The measurement uncertainty is generally described in terms of a standard deviation (STD) around the average, where the average is an estimate of the true value. Estimation of efficiency and related quantities like radiated power and receiver sensitivity is based on averaging over many samples (one for each different stirrer position). The STD is in such case inversely proportional to the square root of the number of independent samples, according to statistical theory. The number of independent samples is generally taken to be proportional to the number of excited modes in the reverberation chamber ([1] J. G. Kostas and B. Boverie, “Statistical model for a mode-stirred chamber,” IEEE trans. Electromagn. Compat., vol. 33, no. 4, pp. 366-370, November 1991), but by moving the antenna around in the chamber this value can be increased to the total number of waves, that is approximately eight times the number of excited modes (K. Rosengren, P.-S. Kildal, “Study of distributions of modes and plane waves in re-verberation chamber for the characterization of antennas in a multipath environment”, Microwave and Optical Technology Letters, Vol. 30, No 6, pp 386-391, September 2001). However, this is only true at low frequencies. When frequency increases the uncertainty does not improve accordingly, and is instead limited by a residual error that can be interpreted as direct coupling between the transmitting and receiving antennas or similar (P.-S. Kildal, S. Lai, and X. Chen, “Direct Coupling as a Residual Error Contribution During OTA Measurements of Wireless Devices in Reverberation Chamber”, IEEE AP-S International Symposium, Charleston, Jun. 1-5, 2009).

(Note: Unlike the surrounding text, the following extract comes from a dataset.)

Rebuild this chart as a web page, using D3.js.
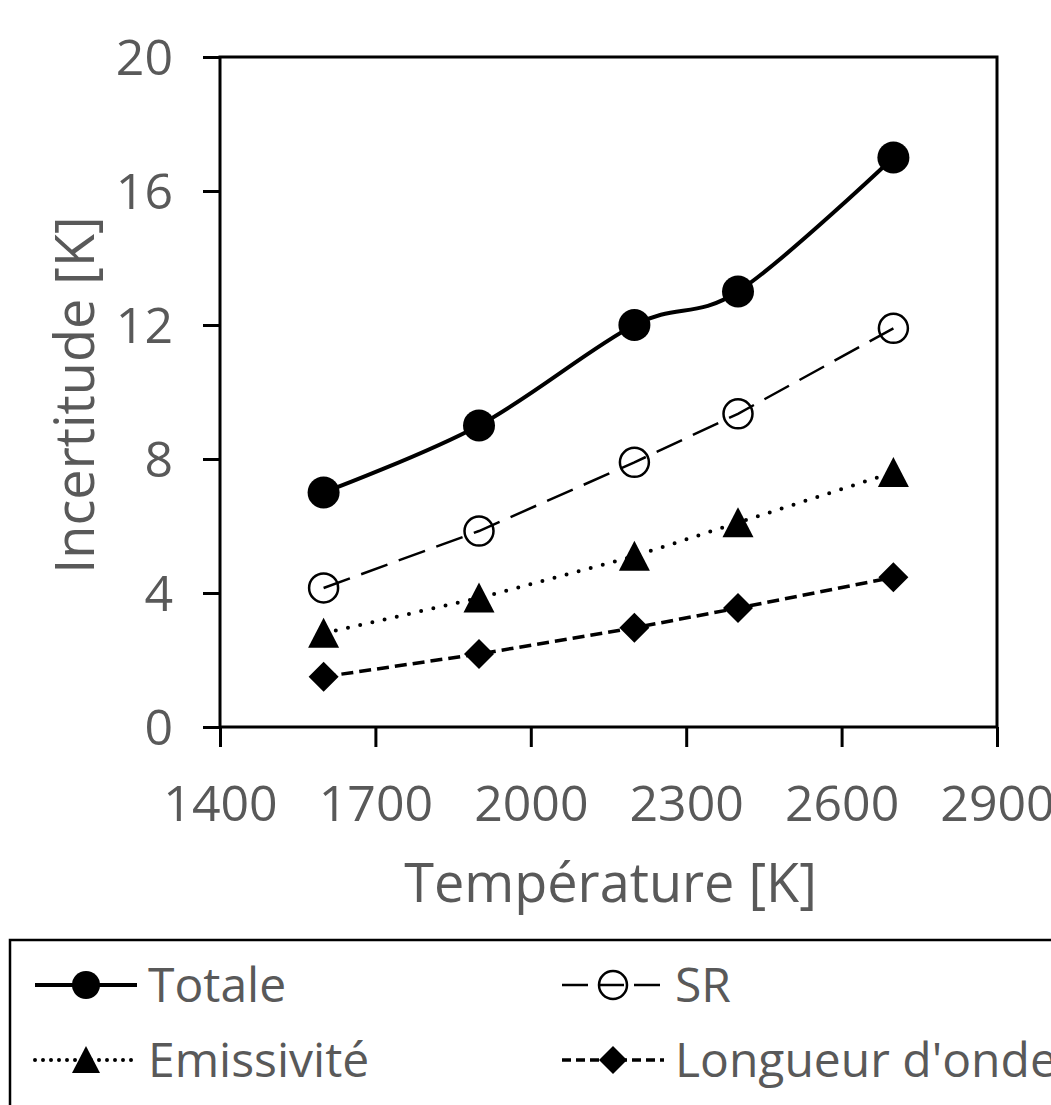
<!DOCTYPE html>
<html>
<head>
<meta charset="utf-8">
<script src="https://cdn.jsdelivr.net/npm/d3@7"></script>
<style>
  body { margin: 0; background: #fff; }
  text { font-family: "Open Sans", sans-serif; fill: #595959; }
</style>
</head>
<body>
<div id="chart"></div>
<script>
    // Data
    const temps = [1600, 1900, 2200, 2400, 2700]
    const totale = [7.0, 9.0, 12.0, 13.0, 17.0]
    const sr = [4.15, 5.85, 7.9, 9.35, 11.9]
    const emissivite = [2.8, 3.85, 5.1, 6.1, 7.6]
    const longueur = [1.5, 2.18, 2.96, 3.55, 4.47]
    const xTicks = [1400, 1700, 2000, 2300, 2600, 2900]
    const yTicks = [0, 4, 8, 12, 16, 20]

    const W = 1051, H = 1105
    const plotL = 220, plotR = 997, plotT = 57, plotB = 727

    const svg = d3.select('#chart').append('svg')
        .attr('width', W)
        .attr('height', H)

    const x = d3.scaleLinear().domain([1400, 2900]).range([plotL, plotR])
    const y = d3.scaleLinear().domain([0, 20]).range([plotB, plotT])

    // frame
    svg.append('rect')
        .attr('x', plotL).attr('y', plotT)
        .attr('width', plotR - plotL).attr('height', plotB - plotT)
        .attr('fill', 'none').attr('stroke', '#000').attr('stroke-width', 3)

    // axes
    const xAxis = svg.append('g')
        .attr('transform', 'translate(0,' + plotB + ')')
        .call(d3.axisBottom(x).tickValues(xTicks).tickSize(20).tickPadding(38).tickFormat(d3.format('d')))
    const yAxis = svg.append('g')
        .attr('transform', 'translate(' + plotL + ',0)')
        .call(d3.axisLeft(y).tickValues(yTicks).tickSize(17).tickPadding(30))

    ;[xAxis, yAxis].forEach(function(a) {
        a.select('.domain').remove()
        a.selectAll('line').attr('stroke', '#000').attr('stroke-width', 3)
        a.selectAll('text').attr('font-size', 50).attr('fill', '#595959')
            .style('font-family', '"Open Sans", sans-serif')
    })
    yAxis.selectAll('text').attr('dy', '0.35em')

    // axis titles
    svg.append('text')
        .attr('x', (plotL + plotR) / 2 + 2).attr('y', 902)
        .attr('text-anchor', 'middle').attr('font-size', 54)
        .text('Température [K]')
    svg.append('text')
        .attr('transform', 'translate(94,' + ((plotT + plotB) / 2 + 3) + ') rotate(-90)')
        .attr('text-anchor', 'middle').attr('font-size', 54)
        .text('Incertitude [K]')

    // series
    const series = [
        { name: 'Totale', vals: totale, dash: null, width: 4, curve: d3.curveCatmullRom.alpha(0), marker: 'circle', fill: '#000', size: 16 },
        { name: 'SR', vals: sr, dash: '28 12', width: 2.5, curve: d3.curveLinear, marker: 'circle', fill: 'none', size: 14.5 },
        { name: 'Emissivité', vals: emissivite, dash: '0 12.5', width: 4, curve: d3.curveLinear, marker: 'triangle', fill: '#000', size: 15.5 },
        { name: "Longueur d'onde", vals: longueur, dash: '12 6', width: 3.5, curve: d3.curveLinear, marker: 'diamond', fill: '#000', size: 15 }
    ]

    const drawMarker = function(sel, s, cx, cy) {
        if (s.marker === 'circle') {
            sel.append('circle')
                .attr('cx', cx).attr('cy', cy).attr('r', s.size)
                .attr('fill', s.fill).attr('stroke', '#000')
                .attr('stroke-width', s.fill === 'none' ? 2.5 : 0)
        } else if (s.marker === 'triangle') {
            const h = s.size
            sel.append('path')
                .attr('d', 'M' + cx + ',' + (cy - h) + 'L' + (cx + h) + ',' + (cy + h - 1) + 'L' + (cx - h) + ',' + (cy + h - 1) + 'Z')
                .attr('fill', '#000')
        } else {
            const h = s.size
            sel.append('path')
                .attr('d', 'M' + cx + ',' + (cy - h) + 'L' + (cx + h) + ',' + cy + 'L' + cx + ',' + (cy + h) + 'L' + (cx - h) + ',' + cy + 'Z')
                .attr('fill', '#000')
        }
    }

    series.forEach(function(s) {
        const pts = temps.map(function(t, i) { return [t, s.vals[i]] })
        const line = d3.line().x(function(d) { return x(d[0]) }).y(function(d) { return y(d[1]) }).curve(s.curve)
        svg.append('path')
            .attr('d', line(pts))
            .attr('fill', 'none').attr('stroke', '#000')
            .attr('stroke-width', s.width)
            .attr('stroke-dasharray', s.dash)
            .attr('stroke-linecap', s.marker === 'triangle' ? 'round' : 'butt')
        const g = svg.append('g')
        pts.forEach(function(p) { drawMarker(g, s, x(p[0]), y(p[1])) })
    })

    // legend
    const legend = svg.append('g')
    legend.append('rect')
        .attr('x', 10).attr('y', 940).attr('width', 1100).attr('height', 220)
        .attr('fill', '#fff').attr('stroke', '#000').attr('stroke-width', 2.5)

    const legPos = [[35, 985], [562, 985], [35, 1060], [562, 1060]]
    const legDash = [null, '26 10', '0 8', '9 5']
    series.forEach(function(s, i) {
        const lx = legPos[i][0], ly = legPos[i][1]
        const lg = legend.append('g')
        lg.append('line')
            .attr('x1', lx).attr('x2', lx + 102).attr('y1', ly).attr('y2', ly)
            .attr('stroke', '#000').attr('stroke-width', s.width)
            .attr('stroke-dasharray', legDash[i])
            .attr('stroke-linecap', s.marker === 'triangle' ? 'round' : 'butt')
        drawMarker(lg, Object.assign({}, s, { size: s.marker === 'circle' ? 14 : 14 }), lx + 51, ly)
        lg.append('text')
            .attr('x', lx + 113).attr('y', ly).attr('dy', '0.36em')
            .attr('font-size', 48)
            .text(s.name)
    })
</script>
</body>
</html>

Similar measurement chambers are also disclosed in DE 198 12 923, WO 2010/026274 and WO 2005/003795. However, the therein-disclosed solutions are all subject to similar problems in respect of measurement accuracy and the like.
Thus, despite the improvements in measurement accuracy obtained by means of the reverberation chamber in recent years, there is still a need for improvements to enhance the measurement accuracy even further.